Mme Jocelyne Haller (AdG). Le projet de loi qui nous est soumis aujourd'hui représente sans conteste une avancée majeure en matière de politique du handicap. Destiné à son origine à poser un cadre légal en matière d'établissements d'accueil pour les personnes handicapées, il a rapidement été mué en projet de loi sur l'intégration des personnes handicapées, répondant ainsi aux voeux des milieux concernés et posant, ce faisant, l'objectif d'intégration comme principe premier. Il faut relever à cet égard que l'intégration est là comprise tant dans ses acceptions sociale, scolaire, professionnelle que culturelle. De même, il faut noter qu'elle prend en compte les personnes handicapées dès leur naissance et qu'elle a le souci d'assurer les meilleurs moyens pour répondre à leurs besoins. Le projet de loi 8648-A énonce donc les diverses mesures destinées à permettre à l'Etat de réduire ou de supprimer les obstacles limitant l'intégration ou constituant des facteurs d'exclusion. Il se situe clairement dans une perspective de développement et de soutien de mesures visant à la formation, l'insertion et l'expression des personnes handicapées. D'un point de vue plus général, il vise la prévention, notamment par l'information et la réduction des barrières architecturales. Enfin, nous y reviendrons un peu plus loin, il propose également les instruments légaux permettant de définir les conditions d'exploitation et de subvention des établissements destinés à l'accueil des personnes handicapées adultes.
Nous tenons à relever ici la qualité des travaux de la commission des affaires sociales qui, sur la quasi-totalité de ce texte, s'est trouvée en accord. Cet accord a valu à ce dernier d'avoir été, dans ce cadre, voté à l'unanimité moins une abstention, celle de l'AdG. Or, si la représentante de l'AdG que je suis s'est abstenue au vote final, ce n'est en aucun cas en raison d'une quelconque réticence sur la question de l'intégration ou sur ce projet de loi en général. Il s'agissait en fait, sans faire obstacle à ce projet de loi, de marquer une réserve majeure à l'égard de la suppression, lors de nos débats, de l'obligation d'affecter du personnel en nombre suffisant et de respecter les conventions collectives et les usages en vigueur à l'article 13 - qui concerne les conditions d'exploitation des établissements.

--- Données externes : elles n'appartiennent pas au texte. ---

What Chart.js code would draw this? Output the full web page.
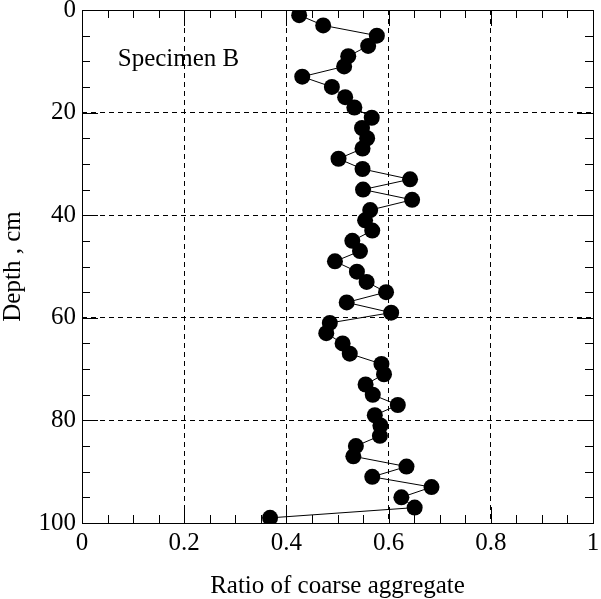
<!DOCTYPE html>
<html>
<head>
<meta charset="utf-8">
<style>
  html, body { margin: 0; padding: 0; background: #fff; }
  #wrap { width: 601px; height: 599px; }
</style>
<script src="https://cdn.jsdelivr.net/npm/chart.js@4"></script>
</head>
<body>
<div id="wrap"><canvas id="chart" width="601" height="599"></canvas></div>
<script>
// depth of each sample (cm) and the ratio read for it
const depths = [1, 3, 5, 7, 9, 11, 13, 15, 17, 19, 21, 23, 25, 27, 29, 31, 33, 35, 37, 39,
    41, 43, 45, 47, 49, 51, 53, 55, 57, 59, 61, 63, 65, 67, 69, 71, 73, 75, 77, 79,
    81, 83, 85, 87, 89, 91, 93, 95, 97, 99];
const ratios = [0.425, 0.472, 0.577, 0.560, 0.521, 0.513, 0.431, 0.489, 0.515, 0.533,
    0.567, 0.548, 0.558, 0.549, 0.502, 0.549, 0.642, 0.550, 0.646, 0.564,
    0.554, 0.568, 0.529, 0.544, 0.495, 0.538, 0.557, 0.595, 0.518, 0.605,
    0.485, 0.478, 0.510, 0.524, 0.586, 0.591, 0.555, 0.569, 0.618, 0.573,
    0.584, 0.583, 0.536, 0.531, 0.635, 0.568, 0.684, 0.625, 0.651, 0.368];

const xMajor = [0, 0.2, 0.4, 0.6, 0.8, 1];
const yMajor = [0, 20, 40, 60, 80, 100];
const specimenLabel = 'Specimen B';
const labelAt = { x: 0.07, y: 9.7 };

const FONT = 'Liberation Serif, Times New Roman, serif';

const isMajor = (v, list) => list.some(m => Math.abs(m - v) < 1e-6);

// let the layout padding alone decide where the plot box sits
const noScalePadding = s => {
    s.paddingTop = 0;
    s.paddingBottom = 0;
    s.paddingLeft = 0;
    s.paddingRight = 0;
};

// inward ticks on all four sides, the frame and the in-plot label
const framePlugin = {
    id: 'frame',
    afterDraw(chart) {
        const { ctx, chartArea: a, scales } = chart;
        ctx.save();
        ctx.strokeStyle = '#000';
        ctx.lineWidth = 1;
        ctx.beginPath();
        scales.x.ticks.forEach(t => {
            const px = Math.round(scales.x.getPixelForValue(t.value)) + 0.5;
            const len = isMajor(t.value, xMajor) ? 16 : 8;
            ctx.moveTo(px, a.bottom); ctx.lineTo(px, a.bottom - len);
            ctx.moveTo(px, a.top); ctx.lineTo(px, a.top + len);
        });
        scales.y.ticks.forEach(t => {
            const py = Math.round(scales.y.getPixelForValue(t.value)) + 0.5;
            const len = isMajor(t.value, yMajor) ? 16 : 8;
            ctx.moveTo(a.left, py); ctx.lineTo(a.left + len, py);
            ctx.moveTo(a.right, py); ctx.lineTo(a.right - len, py);
        });
        ctx.stroke();
        ctx.strokeRect(Math.round(a.left) + 0.5, Math.round(a.top) + 0.5,
            Math.round(a.right - a.left), Math.round(a.bottom - a.top));

        ctx.fillStyle = '#000';
        ctx.font = '25px ' + FONT;
        ctx.textAlign = 'left';
        ctx.textBaseline = 'middle';
        ctx.fillText(specimenLabel, scales.x.getPixelForValue(labelAt.x), scales.y.getPixelForValue(labelAt.y));
        ctx.restore();
    }
};

const points = depths.map((d, i) => ({ x: ratios[i], y: d }));

new Chart(document.getElementById('chart'), {
    type: 'scatter',
    data: {
        datasets: [{
            data: points,
            showLine: true,
            borderColor: '#000',
            borderWidth: 1,
            pointRadius: 8,
            pointHoverRadius: 8,
            pointBackgroundColor: '#000',
            pointBorderWidth: 0
        }]
    },
    options: {
        responsive: false,
        animation: false,
        layout: { padding: { left: 0, right: 8, top: 10, bottom: 0 } },
        plugins: { legend: { display: false }, tooltip: { enabled: false } },
        scales: {
            x: {
                type: 'linear',
                min: 0,
                max: 1,
                afterFit: s => { s.height = 76; noScalePadding(s); },
                border: { display: false, dash: [5, 4] },
                grid: {
                    drawTicks: false,
                    color: c => (c.tick && isMajor(c.tick.value, xMajor) && c.tick.value > 0 && c.tick.value < 1) ? '#000' : 'rgba(0,0,0,0)'
                },
                ticks: {
                    stepSize: 0.05,
                    autoSkip: false,
                    maxRotation: 0,
                    padding: 8,
                    color: '#000',
                    font: { family: FONT, size: 25, lineHeight: 1.0 },
                    callback: v => isMajor(v, xMajor) ? String(Math.round(v * 10) / 10) : ''
                },
                title: {
                    display: true,
                    text: 'Ratio of coarse aggregate',
                    color: '#000',
                    font: { family: FONT, size: 25, lineHeight: 1.0 },
                    padding: { top: 0, bottom: 0 }
                }
            },
            y: {
                type: 'linear',
                reverse: true,
                min: 0,
                max: 100,
                afterFit: s => { s.width = 82; noScalePadding(s); },
                border: { display: false, dash: [5, 4] },
                grid: {
                    drawTicks: false,
                    color: c => (c.tick && isMajor(c.tick.value, yMajor) && c.tick.value > 0 && c.tick.value < 100) ? '#000' : 'rgba(0,0,0,0)'
                },
                ticks: {
                    stepSize: 5,
                    autoSkip: false,
                    padding: 6,
                    color: '#000',
                    font: { family: FONT, size: 25, lineHeight: 0.8 },
                    callback: v => isMajor(v, yMajor) ? String(v) : ''
                },
                title: {
                    display: true,
                    text: 'Depth , cm',
                    color: '#000',
                    font: { family: FONT, size: 25, lineHeight: 1.0 },
                    padding: { top: 1, bottom: 0 }
                }
            }
        }
    },
    plugins: [framePlugin]
});
</script>
</body>
</html>
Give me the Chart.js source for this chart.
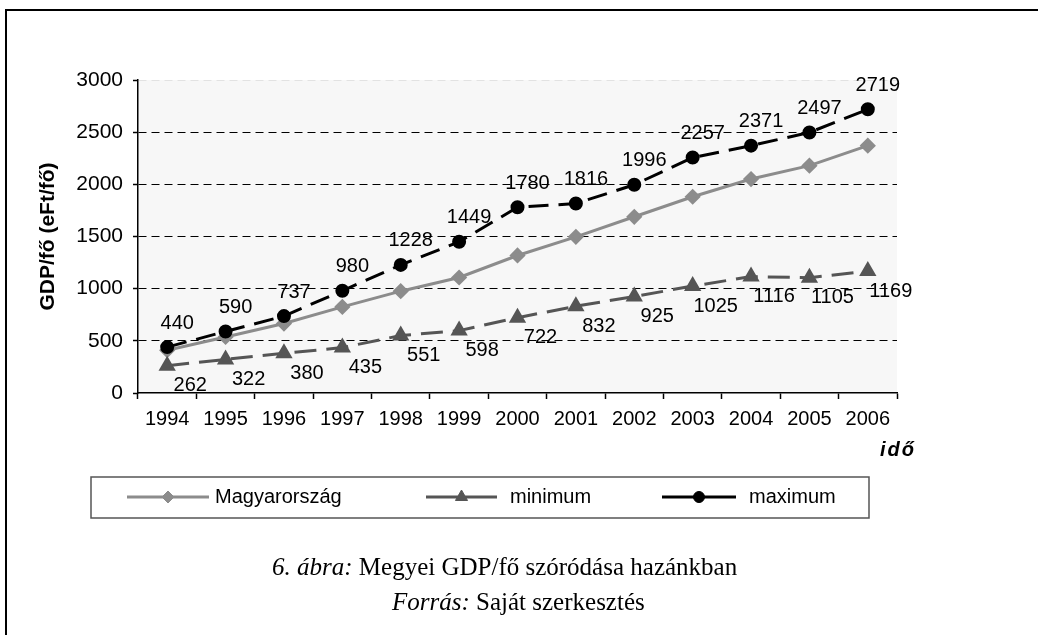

Dans sa quasi-unanimité, la commission a estimé que des établissements non subventionnés n'avaient pas à être tenus, en matière d'effectif et de rémunération du personnel, de respecter la réglementation à laquelle étaient soumis les établissements subventionnés. Nous ne pouvons souscrire à ce point de vue: nous pensons qu'à travail égal, un salaire égal doit être garanti. Nous savons, que l'on veuille l'admettre ou pas, que le régime auquel est soumis le personnel ainsi que son niveau de formation exercent un impact direct sur la qualité des prestations - que nous affirmons tous par ailleurs vouloir prôner. Il ne s'agit pas là de mercantilisme, mais simplement de revendiquer pour le personnel de ces établissements qu'ils soient tout au moins soumis à des conditions de travail et de rémunération conformes aux conventions collectives en vigueur et qu'une attention soutenue soit portée à ses compétences. Or, outre le fait que des établissements non subventionnés sont le plus souvent financés par les rentes ou aides complémentaires de leurs usagers - c'est-à-dire par des prestations de sécurité sociale - le fait d'obtenir une autorisation d'exploitation revient à disposer d'une forme de caution. Dès lors, il ne nous paraît pas concevable que l'Etat prenne le risque de cautionner des pratiques discutables dans le domaine de la qualification, de la gestion du personnel ou de la politique salariale dans des établissements assurant des prestations de service.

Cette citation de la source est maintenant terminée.